Mi sorpresa fue mayor al leer el siguiente poema en la pared:

Si quisieras oír lo que me digo en la almohada
el rubor de tu rostro sería la recompensa
Son palabras tan íntimas como mi propia carne
que padece el dolor de tu implacable recuerdo

Te cuento ¿Sí? ¿No te vengarás un día? Me digo:
Besaría esa boca lentamente hasta volverla roja
Y en tu sexo el milagro de una mano que baja
en el momento más inesperado y como por azar
lo toca con ese fervor que inspira lo sagrado

No soy malvado trato de enamorarte
Intento ser sincero con lo enfermo que estoy
y entrar en el maleficio de tu cuerpo
como un río que teme al mar pero siempre muere en él.

¿Quién fue el osado maestro que lidero tal empresa de plasmar al poeta del valle del Sinú?

En mis años de caminar por las escuelas de Colombia, no me había encontrado con un hallazgo tan afortunado. Emocionado, consulté con los maestros sobre la obra del autor y, en particular por las razones de la mutilación de algunos fragmentos del poema. Una docente me contó que dicho mural no fue bien recibido por un grupo de docentes y algunos padres de familia. Que contrario a lo que se cree, eso no “es literatura”, y que en una institución que cree en la Virgen María, no se puede ver con buenos ojos las obscenidades de un “loco”.

Las palabras de la maestra terminaron siendo un bálsamo, porque es allí, en la incomodidad que provoca la obra existencial y sin tapujos de Jattin donde cobra sentido. Así lo escribió el autor de forma sarcástica: “Los poetas, amor mío, son para leerlos.
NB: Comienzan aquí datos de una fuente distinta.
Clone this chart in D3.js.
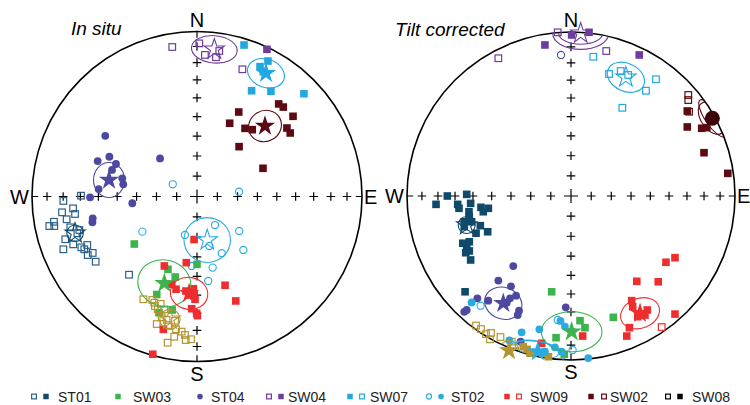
<!DOCTYPE html>
<html><head><meta charset="utf-8">
<script src="https://cdn.jsdelivr.net/npm/d3@7"></script>
<style>body{margin:0;background:#fff}svg{display:block}</style>
</head><body><svg id="c" width="750" height="405"></svg>
<script>
// ---- DATA (equal-area projected coordinates, percent of net radius: [east, north, filled(1)/open(0)]) ----
const incTicks = [10,20,30,40,50,60,70,80];
const netTitles = ["In situ", "Tilt corrected"];
const compass = ["N","E","S","W"];
const legendLabels = ["ST01","SW03","ST04","SW04","SW07","ST02","SW09","SW02","SW08"];

// In situ
const L_ST01 = [[-81.0,-2.7,0],[-70.3,0.5,0],[-75.1,-7.2,0],[-81.8,-9.6,0],[-73.9,-10.6,0],[-86.7,-15.3,0],[-79.0,-13.8,0],[-89.5,-17.9,0],[-86.5,-17.9,0],[-76.8,-18.7,0],[-71.3,-20.3,0],[-72.5,-22.3,0],[-79.8,-25.9,0],[-75.0,-29.0,0],[-70.1,-30.8,0],[-66.5,-29.4,0],[-68.3,-32.0,0],[-81.0,-32.0,0],[-63.2,-34.2,0],[-66.2,-35.5,0],[-61.4,-39.5,0],[-41.2,-47.4,0]];
const L_ST04 = [[-55.6,36.8,1],[-60.2,21.5,1],[-53.1,24.1,1],[-49.1,19.7,1],[-51.5,16.1,1],[-45.3,11.0,1],[-44.7,7.4,1],[-59.6,4.5,1],[-22.4,23.1,1],[-64.8,-0.5,1],[-39.2,-4.1,1],[-63.2,-13.2,1],[-63.4,-15.6,1]];
const L_SW04 = [[-15.0,90.6,0],[1.4,92.8,0],[4.8,85.8,0],[11.5,84.4,0],[13.5,88.2,0],[27.5,77.1,0],[42.4,89.2,1]];
const L_SW07 = [[28.5,91.8,1],[43.0,82.1,1],[38.2,78.7,1],[40.2,75.6,1],[33.1,64.1,1],[44.8,63.8,1],[64.8,62.3,1]];
const L_SW02 = [[49.5,56.1,1],[52.3,54.2,1],[25.3,51.2,1],[58.2,48.6,1],[19.8,44.4,1],[29.1,41.3,1],[33.5,40.5,1],[54.5,41.5,1],[56.5,38.5,1],[25.5,30.2,1],[40.0,17.1,1]];
const L_ST02 = [[-14.7,7.4,0],[25.5,2.9,0],[10.9,-17.3,0],[25.6,-20.9,0],[7.5,-30.0,0],[15.0,-34.4,0],[28.1,-32.4,0],[9.5,-43.1,0],[6.8,-51.2,0],[-3.2,-42.1,0],[-33.1,-21.3,0],[-7.3,-23.3,0]];
const L_SW03 = [[-38.0,-28.8,1],[-17.6,-44.1,1],[-13.2,-48.8,1],[-24.4,-59.4,1],[-23.0,-70.4,1],[-15.0,-68.8,1],[0.0,-41.1,1]];
const L_GOLD = [[-32.5,-62.3,0],[-27.1,-62.7,0],[-25.9,-64.4,0],[-25.5,-66.4,0],[-22.0,-65.1,0],[-23.8,-68.4,0],[-19.8,-68.4,0],[-21.4,-73.2,0],[-24.4,-77.3,0],[-18.4,-74.8,0],[-13.3,-75.3,0],[-17.4,-77.9,0],[-12.7,-80.5,0],[-9.3,-81.9,0],[-13.8,-85.0,0],[-7.3,-83.9,0],[-3.6,-86.5,0],[-6.8,-87.0,0],[-17.8,-88.6,0]];
const L_SW09 = [[-1.8,-26.1,1],[-19.8,-42.1,1],[-6.5,-40.1,1],[-15.3,-53.2,1],[-12.7,-56.2,1],[-6.7,-57.3,1],[-2.2,-55.9,1],[-3.6,-59.7,1],[-1.2,-62.3,1],[-1.8,-60.3,1],[-3.2,-68.0,1],[-0.2,-70.8,1],[0.2,-72.2,1],[-20.4,-80.5,1],[-26.8,-95.6,1],[17.0,-53.8,1],[23.5,-63.3,1]];
// means: [east, north, filled, a95 rx, a95 ry, tilt]
const L_means = {ST01:[-73.9,-22.3,0,5.0,5.0,0], ST04:[-53.3,10.0,1,9.4,10.6,0], SW04:[10.5,89.2,0,13.9,8.3,5], SW07:[41.8,74.7,1,11.5,8.5,20], SW02:[41.2,42.7,1,10.2,9.3,-30], ST02:[6.2,-26.4,0,14.1,13.6,0], SW03:[-19.8,-52.6,1,16.2,14.1,15], GOLD:[-16.4,-74.4,0,6.1,6.1,0], SW09:[-4.8,-58.7,1,11.4,9.7,10]};

// Tilt corrected
const R_ST01 = [[-75.4,0.0,1],[-63.6,1.0,1],[-82.3,-5.1,1],[-69.1,-5.1,1],[-61.2,-4.5,1],[-68.3,-7.5,1],[-54.9,-6.9,1],[-50.4,-7.5,1],[-53.5,-9.6,1],[-62.2,-9.6,1],[-62.0,-12.6,1],[-65.1,-15.7,1],[-60.6,-15.7,1],[-65.1,-18.7,1],[-55.3,-18.1,1],[-57.9,-22.7,1],[-50.8,-21.8,1],[-66.0,-28.8,1],[-62.0,-27.9,1],[-63.6,-31.3,1],[-62.0,-33.5,1],[-64.2,-34.6,1],[-61.2,-39.0,1],[-64.6,-58.4,1]];
const R_ST04 = [[-35.2,-42.7,1],[-44.3,-51.6,1],[-36.6,-55.1,1],[-50.4,-63.8,1],[-57.1,-62.4,1],[-37.2,-62.4,1],[-33.5,-60.8,1],[-39.2,-65.1,1],[-31.7,-69.9,1],[-32.5,-72.6,1],[-63.6,-69.5,1],[-65.1,-70.6,1],[-30.7,-88.8,1],[-3.2,-67.9,1],[-6.1,86.0,0]];
const R_SW04 = [[-44.3,84.0,0],[-8.1,99.8,0],[21.5,88.4,0],[-15.9,92.1,1],[0.4,98.2,1],[11.0,99.8,1],[41.6,86.0,1]];
const R_SW07 = [[13.6,84.9,0],[23.2,74.4,0],[30.3,76.2,0],[34.9,73.8,0],[51.8,71.2,0],[45.7,64.2,0],[31.3,53.8,0]];
const R_SW02 = [[71.5,61.6,0],[71.5,58.5,0],[72.0,51.4,0],[70.9,51.8,1],[70.9,42.1,1],[79.7,41.3,1],[82.8,41.7,1],[81.1,26.4,1],[95.6,13.8,1]];
const R_GOLD = [[-57.9,-79.0,0],[-54.9,-81.1,0],[-51.8,-84.2,0],[-48.8,-83.5,0],[-43.0,-86.0,0],[-49.4,-87.4,0],[-36.2,-88.8,0],[-29.1,-91.9,1],[-26.8,-93.5,1],[-25.0,-95.9,1],[-16.9,-95.9,1],[-13.8,-98.0,1]];
const R_SW03 = [[-11.8,-58.4,1],[5.5,-76.0,1],[8.5,-80.3,1],[25.8,-74.0,1],[-9.1,-86.4,1],[-4.1,-96.5,1]];
const R_ST02 = [[-60.6,-64.9,1],[-37.6,-88.0,1],[-30.1,-83.1,1],[-19.3,-81.3,1],[-15.9,-94.9,1],[-9.8,-92.3,1],[-5.7,-94.9,1],[-3.7,-79.6,1],[10.5,-98.8,1],[-6.4,-76.2,1],[-55.1,-66.9,0],[-8.1,-75.6,0],[1.0,-93.9,0]];
const R_SW09 = [[63.4,-37.6,1],[57.9,-40.4,1],[40.1,-52.0,1],[53.2,-52.3,1],[37.0,-63.8,1],[37.6,-67.5,1],[46.5,-69.5,1],[45.1,-72.6,1],[40.7,-73.6,1],[63.4,-72.0,1],[35.6,-80.3,1],[34.0,-85.4,1],[7.1,-85.4,1],[-17.9,-89.8,1],[55.3,-79.9,0]];
const R_means = {ST01:[-63.6,-17.7,0,5.2,5.2,0], ST04:[-41.3,-65.4,1,11.6,9.6,20], SW04:[5.9,99.2,0,17.1,9.8,0], SW07:[33.5,72.4,0,11.9,8.5,25], SW02:[86.2,47.4,1,13.4,4.3,56], GOLD:[-37.8,-94.2,1,6.0,6.0,0], SW03:[0.4,-82.8,1,18.5,12.2,0], ST02:[-20.3,-94.9,1,17.1,6.1,10], SW09:[42.1,-71.5,1,12.2,9.1,-20]};
const R_extraEllipses = [["SW04",5.9,99.2,13.4,6.7,0],["ST02",-20.7,-93.4,13.4,4.9,12],["SW02",85.8,47.4,11.0,6.5,56]];

// ---- STYLE ----
const colors = {ST01:"#0f4a6b", SW03:"#3cb44b", ST04:"#4d49a1", SW04:"#6e3c9d", SW07:"#20a8e0", ST02:"#29abe2", SW09:"#ee2e2e", SW02:"#5b0a12", GOLD:"#b5952f", SW08:"#000000"};
const openColors = {ST01:"#2b6189"};
const shapes = {ST04:"circle", ST02:"circle"};
const font = "Arial, 'Liberation Sans', Helvetica, sans-serif";
const svg = d3.select("#c");

function eqArea(inc){ return Math.SQRT2*Math.sin((90-inc)/2*Math.PI/180)*100; }

function drawMarker(g, site, px, py, filled, scale){
  const s = scale || 1;
  const col = filled ? colors[site] : (openColors[site] || colors[site]);
  if (shapes[site] === "circle") {
    const c = g.append("circle").attr("cx",px).attr("cy",py);
    if (filled) c.attr("r",3.9*s).attr("fill",col);
    else c.attr("r",3.6*s).attr("fill","none").attr("stroke",col).attr("stroke-width",1.1);
  } else {
    const side = filled ? 7.6*s : 6.6*s;
    const r = g.append("rect").attr("x",px-side/2).attr("y",py-side/2).attr("width",side).attr("height",side);
    if (filled) r.attr("fill",col);
    else r.attr("fill","none").attr("stroke",col).attr("stroke-width",1.2);
  }
}

function drawNet(cfg){
  const g = svg.append("g");
  const x = d3.scaleLinear().domain([-100,100]).range([cfg.cx-cfg.R, cfg.cx+cfg.R]);
  const y = d3.scaleLinear().domain([-100,100]).range([cfg.cy+cfg.R, cfg.cy-cfg.R]);
  const k = cfg.R/100;
  const clipId = "clip"+cfg.id;
  svg.append("clipPath").attr("id",clipId).append("circle").attr("cx",cfg.cx).attr("cy",cfg.cy).attr("r",cfg.R);

  // primitive
  g.append("circle").attr("cx",cfg.cx).attr("cy",cfg.cy).attr("r",cfg.R)
    .attr("fill","none").attr("stroke","#000").attr("stroke-width",1.6);
  // crosses
  const dirs = [[0,1],[1,0],[0,-1],[-1,0]];
  let p = "";
  dirs.forEach(([dx,dy]) => {
    incTicks.forEach(inc => {
      const r = eqArea(inc);
      const px = x(dx*r), py = y(dy*r);
      p += `M${px-4.3},${py}h8.6M${px},${py-4.3}v8.6`;
    });
    const x0 = x(dx*100), y0 = y(dy*100), x1 = x(dx*96.2), y1 = y(dy*96.2);
    p += `M${x0},${y0}L${x1},${y1}`;
  });
  const cx0 = x(0), cy0 = y(0);
  p += `M${cx0-7},${cy0}h14M${cx0},${cy0-7}v14`;
  g.append("path").attr("d",p).attr("stroke","#000").attr("stroke-width",1.2).attr("fill","none");

  // compass letters
  const lab = g.append("g").attr("font-family",font).attr("font-size",20).attr("fill","#000");
  lab.append("text").attr("x",x(0)).attr("y",y(100)-5).attr("text-anchor","middle").text(compass[0]);
  lab.append("text").attr("x",x(100)+2).attr("y",y(0)+7).attr("text-anchor","start").text(compass[1]);
  lab.append("text").attr("x",x(0)).attr("y",y(-100)+19).attr("text-anchor","middle").text(compass[2]);
  lab.append("text").attr("x",x(-100)-3).attr("y",y(0)+7).attr("text-anchor","end").text(compass[3]);
  // title
  g.append("text").attr("x",cfg.tx).attr("y",cfg.ty).attr("font-family",font).attr("font-size",19)
    .attr("font-style","italic").text(cfg.title);

  // points
  const pg = g.append("g");
  cfg.groups.forEach(([site, pts]) => {
    pts.forEach(d => drawMarker(pg, site, x(d[0]), y(d[1]), d[2] === 1));
  });
  // confidence ellipses (clipped to net)
  const eg = g.append("g").attr("clip-path",`url(#${clipId})`);
  const ellipse = (site, e, n, rx, ry, rot) => {
    eg.append("ellipse").attr("cx",x(e)).attr("cy",y(n)).attr("rx",rx*k).attr("ry",ry*k)
      .attr("transform",`rotate(${rot},${x(e)},${y(n)})`)
      .attr("fill","none").attr("stroke",colors[site]).attr("stroke-width",1.1);
  };
  Object.entries(cfg.means).forEach(([site, m]) => ellipse(site, m[0], m[1], m[3], m[4], m[5]));
  (cfg.extras||[]).forEach(e => ellipse(...e));
  // mean symbols
  const star = d3.symbol().type(d3.symbolStar).size(128);
  Object.entries(cfg.means).forEach(([site, m]) => {
    const col = colors[site];
    if (cfg.circleMeans && cfg.circleMeans.includes(site)) {
      g.append("circle").attr("cx",x(m[0])).attr("cy",y(m[1])).attr("r",7.5).attr("fill","#3d050a");
      return;
    }
    const s = g.append("path").attr("d",star()).attr("transform",`translate(${x(m[0])},${y(m[1])})`);
    if (m[2] === 1) s.attr("fill",col);
    else s.attr("fill","none").attr("stroke",col).attr("stroke-width",1.1);
  });
}

drawNet({id:"L", cx:197, cy:196.5, R:165, tx:71, ty:35, title:netTitles[0],
  groups:[["ST01",L_ST01],["ST04",L_ST04],["SW04",L_SW04],["SW07",L_SW07],["SW02",L_SW02],["ST02",L_ST02],["SW03",L_SW03],["GOLD",L_GOLD],["SW09",L_SW09]],
  means:L_means});
drawNet({id:"R", cx:571, cy:196, R:164, tx:395, ty:36, title:netTitles[1],
  groups:[["ST01",R_ST01],["ST04",R_ST04],["SW04",R_SW04],["SW07",R_SW07],["SW02",R_SW02],["GOLD",R_GOLD],["SW03",R_SW03],["ST02",R_ST02],["SW09",R_SW09]],
  means:R_means, extras:R_extraEllipses, circleMeans:["SW02"]});

// ---- LEGEND ----
const legendMarkers = [
  [[34,0],[46,1]], [[118,1]], [[200,1]], [[269,0],[281,1]], [[350,1],[362,0]],
  [[429,0],[441,1]], [[507,1],[519,0]], [[591,1],[604,0]], [[668,0],[680,1]]
];
const legendTextX = [58,133,211,288,370,451,530,610,692];
const lg = svg.append("g");
legendLabels.forEach((lab, i) => {
  legendMarkers[i].forEach(([mx, f]) => drawMarker(lg, lab, mx, 396.5, f === 1, 0.72));
  lg.append("text").attr("x",legendTextX[i]).attr("y",401.5).attr("font-family",font)
    .attr("font-size",14).attr("fill","#222").text(lab);
});
</script></body></html>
Más no hagas caso a lo que hagan en sus vidas”.

La poesía cumple la función de ampliar la perspectiva del mundo y como profesor lo celebro. No obstante, es preocupante escuchar los argumentos que reducen a la escuela a una creencia, aunque esta se sustente en la figura de la Virgen María. Vale la pena recordar los artículos 67 y 68 de la Constitución Política de 1991: “la educación como un servicio público tiene una función social y busca el acceso al conocimiento, a la ciencia, a la técnica y a los demás bienes y valores de la cultura (…) en los establecimientos del Estado ninguna persona podrá ser obligada a recibir educación religiosa”.

No es claro quién fue el maestro que inmortalizó a Gómez Jattin en la escuela, se sospecha que ya se jubiló y, como acto de despedida, hizo esta intervención. Sin doliente, la pared se convirtió en un lugar vedado, prohibido, maldito, que está a la vista, pero no se ve. Nada más coherente con la vida del poeta, llamado por muchos de su generación: “el Rimbaud de Cereté”.

Si se presta la suficiente atención, se podrá evidenciar a curiosos transeúntes, estudiantes o maestros, completar el texto cercenado del mural. Después de descifrado el mensaje, los lectores podrán estar más convencidos de las siguientes opciones: arrancar de raíz la pared o revindicar la irreverencia como forma de expresión frente a la excesiva cordura impuesta por la escuela.

Raúl Gómez Jattin no fue ningún pintado en la pared. Vivió sin la pretensión de sobresalir como una “estrella literaria”; su propósito, hasta el día de su trágica muerte, fue escribir y habitar la libertad que solo la marginalidad ofrece. En palabras del poeta: “Gracias, señor, por hacerme débil, loco, infantil. Gracias por estas cárceles que me liberan”. Frente a la pared maltrecha de esta historia, yacen una serie de palos de mangos cargados de frutos verdes y amarillos que perfuman con su aroma la escuela. Al parecer, el maestro que diseñó el mural tenía la certeza que tanto los árboles como el poeta compartirían por siempre “el corazón de mango”.